A set of Pfam domains was compiled by taking all domains annotated for entries in Uniprot (www.uniprot.org) that are also annotated in MIBiG (http://mibig.secondarymetabolites.org, all proteins), BRENDA (www.brenda-enzymes.org, all proteins), or in pathway.txt. Non-catalytic domains were removed. For pseudo-catalytic domains that together catalyze one reaction (often detected by performing CO-ED analysis on all proteins in Uniprot and finding domains that co-occur with another a high percentage of the time), the more abundant domain was included. Overlapping domains with similar catalytic functions are often members of the same Pfam “Clan”, causing only the best-matching domain to be annotated, but in cases where both are annotated in a high proportion of proteins in Uniprot, only one of the proteins was included in our set. Lastly, many enzymatic domains acting on macromolecules and domains with unknown functions were annotated as such, and the analysis can be run with or without their consideration. Annotation categories are as follows:
- “m”: nucleases, topoisomerases, transposases, helicases, polymerases, proteases, protein kinases and phosphatases, ATP-dependent transporters
- “s”: glycosyltransferases, glycosylhydrolases (cellulases, amylases, etc.)
- “e”: enzymes in electron transport chains (oxidative phosphorylation, photosynthesis, etc.)

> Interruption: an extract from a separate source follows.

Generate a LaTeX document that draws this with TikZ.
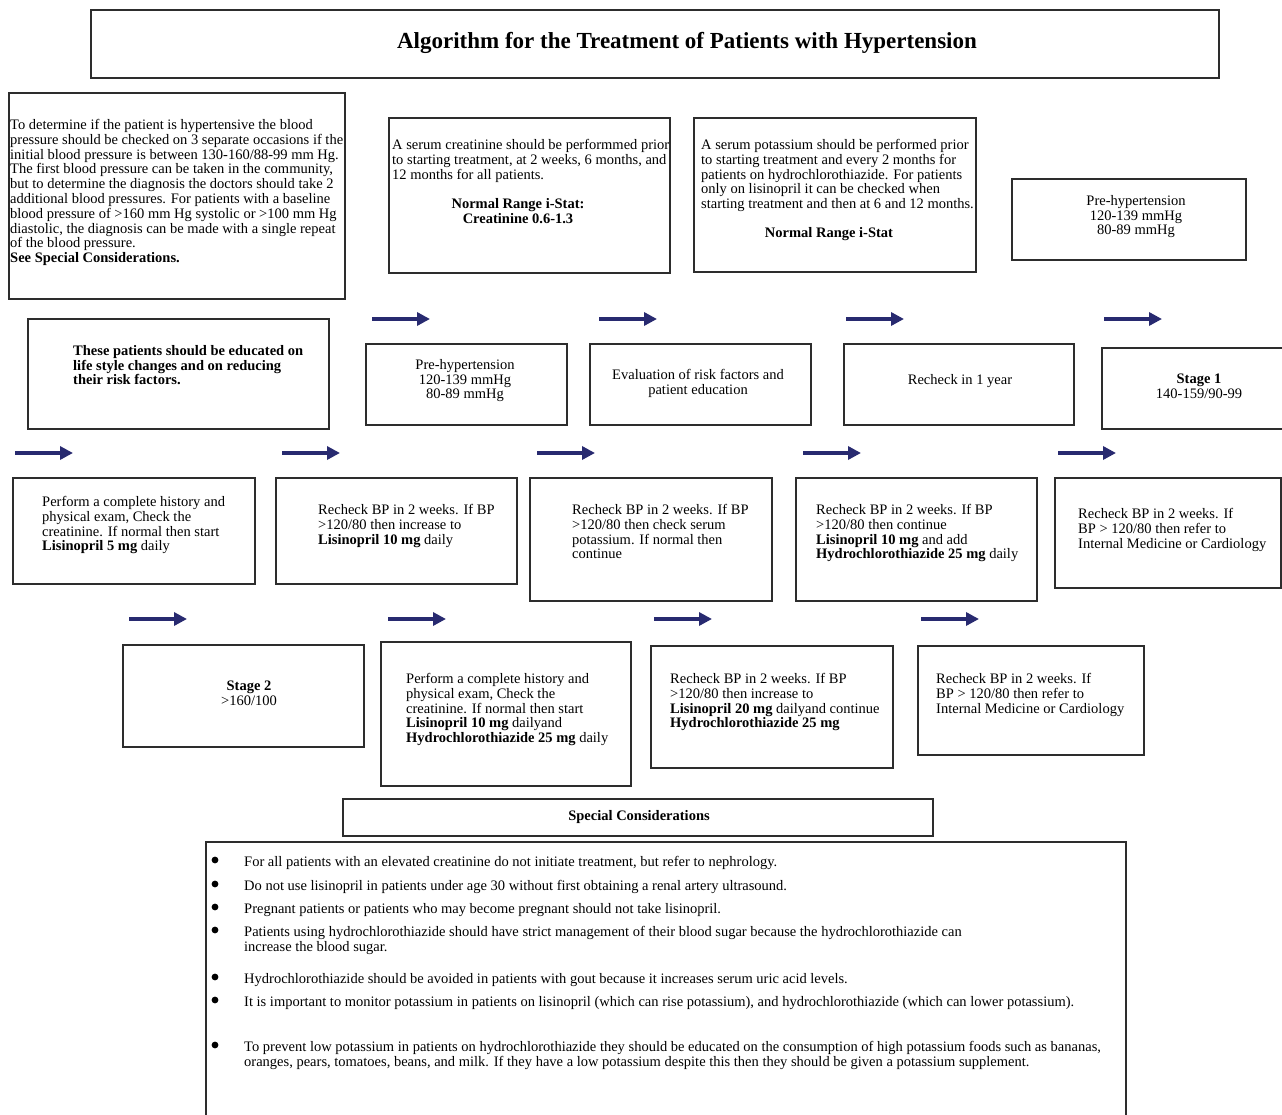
\documentclass[tikz,border=0pt]{standalone}
\usepackage{fontspec}
\setmainfont{Liberation Serif}
\usetikzlibrary{arrows.meta}
\definecolor{arrowblue}{RGB}{40,42,112}
\definecolor{boxline}{RGB}{45,45,45}

\begin{document}
\begin{tikzpicture}[x=1pt,y=-1pt,
    box/.style={draw=boxline,line width=1.6pt,anchor=north west,inner sep=0pt},
    txt/.style={inner sep=0pt,align=left,anchor=north west,font=\fontsize{14.5}{14.8}\selectfont},
    ctxt/.style={txt,align=center,anchor=north},
    barrow/.style={arrowblue,line width=4.5pt,-{Triangle[length=13pt,width=13pt]}}]
  \useasboundingbox (0,0) rectangle (1282,1115);

  % boxes
  \node[box,minimum width=1128,minimum height=68] (title) at (90,9) {};
  \node[box,minimum width=336,minimum height=206] (bA) at (8,92) {};
  \node[box,minimum width=281,minimum height=155] (bB) at (388,117) {};
  \node[box,minimum width=282,minimum height=154] (bC) at (693,117) {};
  \node[box,minimum width=234,minimum height=81] (bD) at (1011,178) {};
  \node[box,minimum width=301,minimum height=110] (bE) at (27,318) {};
  \node[box,minimum width=201,minimum height=81] (bF) at (365,343) {};
  \node[box,minimum width=221,minimum height=81] (bG) at (589,343) {};
  \node[box,minimum width=230,minimum height=81] (bH) at (843,343) {};
  \node[box,minimum width=190,minimum height=81] (bI) at (1101,347) {};
  \node[box,minimum width=242,minimum height=106] (bJ) at (12,477) {};
  \node[box,minimum width=241,minimum height=106] (bK) at (275,477) {};
  \node[box,minimum width=242,minimum height=123] (bL) at (529,477) {};
  \node[box,minimum width=241,minimum height=123] (bM) at (795,477) {};
  \node[box,minimum width=226,minimum height=110] (bN) at (1054,477) {};
  \node[box,minimum width=241,minimum height=102] (bO) at (122,644) {};
  \node[box,minimum width=250,minimum height=144] (bP) at (380,641) {};
  \node[box,minimum width=242,minimum height=122] (bQ) at (650,645) {};
  \node[box,minimum width=226,minimum height=109] (bR) at (917,645) {};
  \node[box,minimum width=590,minimum height=37] (bS) at (342,798) {};
  \node[box,minimum width=920,minimum height=290] (bT) at (205,841) {};

  % arrows
  \foreach \x/\y [count=\i] in {372/319,599/319,846/319,1104/319,
      15/453,282/453,537/453,803/453,1058/453,
      129/619,388/619,654/619,921/619}
    {\coordinate (s\i) at (\x,\y); \coordinate (e\i) at (\x+58,\y);
     \draw[barrow] (s\i) -- (e\i);}

  % texts
  \node[ctxt,font=\fontsize{23}{26}\selectfont\bfseries] (tTitle) at (687,32)
    {Algorithm for the Treatment of Patients with Hypertension};
  \node[txt] (tA) at (10,119) {To determine if the patient is hypertensive the blood\\
    pressure should be checked on 3 separate occasions if the\\
    initial blood pressure is between 130-160/88-99 mm Hg.\\
    The first blood pressure can be taken in the community,\\
    but to determine the diagnosis the doctors should take 2\\
    additional blood pressures. For patients with a baseline\\
    blood pressure of >160 mm Hg systolic or >100 mm Hg\\
    diastolic, the diagnosis can be made with a single repeat\\
    of the blood pressure.\\
    \textbf{See Special Considerations.}};
  \node[txt] (tB) at (392,139) {A serum creatinine should be performmed prior\\
    to starting treatment, at 2 weeks, 6 months, and\\
    12 months for all patients.};
  \node[ctxt,font=\fontsize{14.5}{14.8}\selectfont\bfseries] (tB2) at (518,198)
    {Normal Range i-Stat:\\Creatinine 0.6-1.3};
  \node[txt] (tC) at (701,139) {A serum potassium should be performed prior\\
    to starting treatment and every 2 months for\\
    patients on hydrochlorothiazide. For patients\\
    only on lisinopril it can be checked when\\
    starting treatment and then at 6 and 12 months.};
  \node[ctxt,font=\fontsize{14.5}{14.8}\selectfont\bfseries] (tC2) at (829,227)
    {Normal Range i-Stat};
  \node[ctxt] (tD) at (1136,195) {Pre-hypertension\\120-139 mmHg\\80-89 mmHg};
  \node[txt,font=\fontsize{14.5}{14.8}\selectfont\bfseries] (tE) at (73,345)
    {These patients should be educated on\\life style changes and on reducing\\their risk factors.};
  \node[ctxt] (tF) at (465,359) {Pre-hypertension\\120-139 mmHg\\80-89 mmHg};
  \node[ctxt] (tG) at (698,369) {Evaluation of risk factors and\\patient education};
  \node[ctxt] (tH) at (960,374) {Recheck in 1 year};
  \node[ctxt] (tI) at (1199,374) {\textbf{Stage 1}\\140-159/90-99};
  \node[txt] (tJ) at (42,496) {Perform a complete history and\\physical exam, Check the\\
    creatinine. If normal then start\\\textbf{Lisinopril 5 mg} daily};
  \node[txt] (tK) at (318,504) {Recheck BP in 2 weeks. If BP\\>120/80 then increase to\\
    \textbf{Lisinopril 10 mg} daily};
  \node[txt] (tL) at (572,504) {Recheck BP in 2 weeks. If BP\\>120/80 then check serum\\
    potassium. If normal then\\continue};
  \node[txt] (tM) at (816,504) {Recheck BP in 2 weeks. If BP\\>120/80 then continue\\
    \textbf{Lisinopril 10 mg} and add\\\textbf{Hydrochlorothiazide 25 mg} daily};
  \node[txt] (tN) at (1078,508) {Recheck BP in 2 weeks. If\\BP > 120/80 then refer to\\
    Internal Medicine or Cardiology};
  \node[ctxt] (tO) at (249,681) {\textbf{Stage 2}\\>160/100};
  \node[txt] (tP) at (406,673) {Perform a complete history and\\physical exam, Check the\\
    creatinine. If normal then start\\\textbf{Lisinopril 10 mg} dailyand\\
    \textbf{Hydrochlorothiazide 25 mg} daily};
  \node[txt] (tQ) at (670,673) {Recheck BP in 2 weeks. If BP\\>120/80 then increase to\\
    \textbf{Lisinopril 20 mg} dailyand continue\\\textbf{Hydrochlorothiazide 25 mg}};
  \node[txt] (tR) at (936,673) {Recheck BP in 2 weeks. If\\BP > 120/80 then refer to\\
    Internal Medicine or Cardiology};
  \node[ctxt,font=\fontsize{14.5}{14.8}\selectfont\bfseries] (tS) at (639,810)
    {Special Considerations};

  % special considerations list
  \foreach \y/\t [count=\i] in {
      856/{For all patients with an elevated creatinine do not initiate treatment, but refer to nephrology.},
      880/{Do not use lisinopril in patients under age 30 without first obtaining a renal artery ultrasound.},
      903/{Pregnant patients or patients who may become pregnant should not take lisinopril.},
      926/{Patients using hydrochlorothiazide should have strict management of their blood sugar because the hydrochlorothiazide can\\increase the blood sugar.},
      973/{Hydrochlorothiazide should be avoided in patients with gout because it increases serum uric acid levels.},
      996/{It is important to monitor potassium in patients on lisinopril (which can rise potassium), and hydrochlorothiazide (which can lower potassium).},
      1041/{To prevent low potassium in patients on hydrochlorothiazide they should be educated on the consumption of high potassium foods such as bananas,\\oranges, pears, tomatoes, beans, and milk. If they have a low potassium despite this then they should be given a potassium supplement.}}
    {\node[fill=black,circle,inner sep=2.4pt] (dot\i) at (215,\y+4) {};
     \node[txt] (item\i) at (244,\y) {\t};}
\end{tikzpicture}
\end{document}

- “u”: domains with unknown function, but commonly found with other enzymatic domains
- “y”: all other enzymes, but only those transporters that couple transport to a reaction besides ATP hydrolysis
- domain not in
pfamID_to_name_desc_longdesc.tsv
: determined to either not be catalytic or to comprise a catalytic domain together with a domain annotated in one of the above categories). For the analyses shown in the Jupyter notebook, annotation categories “y”, “m”, “s” and “e” were considered, totaling 1745 domains.